Für David Graf sollten die Olympischen Spiele in Tokio das letzte sportliche Highlight vor dem fliegenden Wechsel ins Amt des Nationaltrainers sein. Der Plan wurde vom Coronavirus durchkreuzt.
30. und 31. Juli 2020 – David Graf hatte sich die Tage dick angestrichen: Olympische Spiele in Tokio, BMX-Wettkampf. Die Bühne für das letzte sportliche Ausrufezeichen vor dem Rücktritt und dem Wechsel ins Trainermetier. Die Gelegenheit, mit dem Gewinn seiner ersten Olympiamedaille abzutreten und sich mit dem Grossanlass zu versöhnen, der ihm bislang kein Glück gebracht hat. Auch der Plan für die Karriere danach war skizziert. Der Vertrag mit Swiss Cycling als künftiger BMX-Nationalcoach ist seit letztem November unterzeichnet.
Nun könnte es Anpassungen geben. Die Olympischen Spiele sind verschoben, und David Graf steht vor der Frage: Karriere verlängern und Zukunftsplan verwerfen oder daran festhalten und den Olympia-Traum begraben? «Es ist zu früh, um mir grosse Gedanken zu machen», sagt der 30-Jährige darauf angesprochen. Aus der Ruhe bringt ihn die Ausnahmesituation keineswegs: «Es gibt Schlimmeres im Moment als das Sportlerleben. Ich persönlich bin vergleichsweise in einer ziemlich entspannten Lage und glaube auch, dass mir der Verband keine Steine in den Weg legen würde, sollte ich weitermachen wollen. Ich sehe mich sicher nicht als das grosse Opfer der Krise.»
«Ich war noch nie so schnell wie jetzt»
Zwölf Rennen hätten es eigentlich noch sein sollen für Graf, mit jenem in Tokio als Höhepunkt. Zehn Anläufe hätte er im Weltcup bis Mitte Mai gehabt, um den ersehnten ersten Sieg zu erringen, anschliessend die WM in Houston als Olympia-Hauptprobe. Die Realität sieht nun so aus: Drei Weltcuprennen haben Anfang Februar in Australien stattgefunden, die restlichen sind wie die WM ausgesetzt, die Olympischen Spiele auf 2021 verschoben.
Ein normales Training war für das Schweizer BMX-Aushängeschild in den letzten Tagen nicht mehr möglich. Die Sportanlagen an Grafs Trainingsbasis in Stuttgart sind geschlossen, öffentliche Krafträume und vergleichbare Einrichtungen zu.

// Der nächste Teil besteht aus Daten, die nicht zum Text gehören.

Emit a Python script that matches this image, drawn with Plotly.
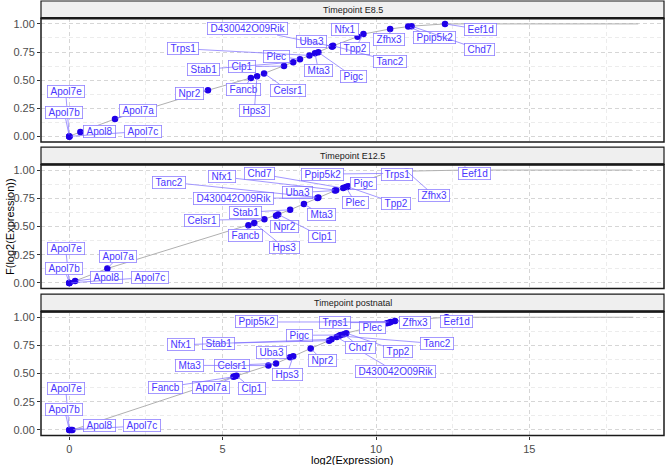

Und doch wäre Grafs Verfassung vielversprechend gewesen – auch deshalb, weil der Winterthurer in den letzten zwei Jahren noch einmal einen Zacken zugelegt hat. In Stuttgart profitierte er von einer der besten Trainings-Infrastrukturen für BMX-Fahrer, die Wohnung seiner Freundin rüstete er im Zuge der Einschränkungen mit diversen Fitness-Geräten aus. «Gemessen an den Leistungsdaten bin ich auf dem Karriere-Höhepunkt. Ich war noch nie so schnell wie jetzt.»
Der 3. Rang im zweiten Weltcuprennen in Shepparton lieferte die Bestätigung, dass der Olympia-Fahrplan stimmt. Doch nun muss Graf umplanen. Es ist bitter für ihn, aber kein Grund sich zu beklagen: «Wie gesagt: Es gibt im Moment wahrlich Schlimmeres als das Leben als Sportler.»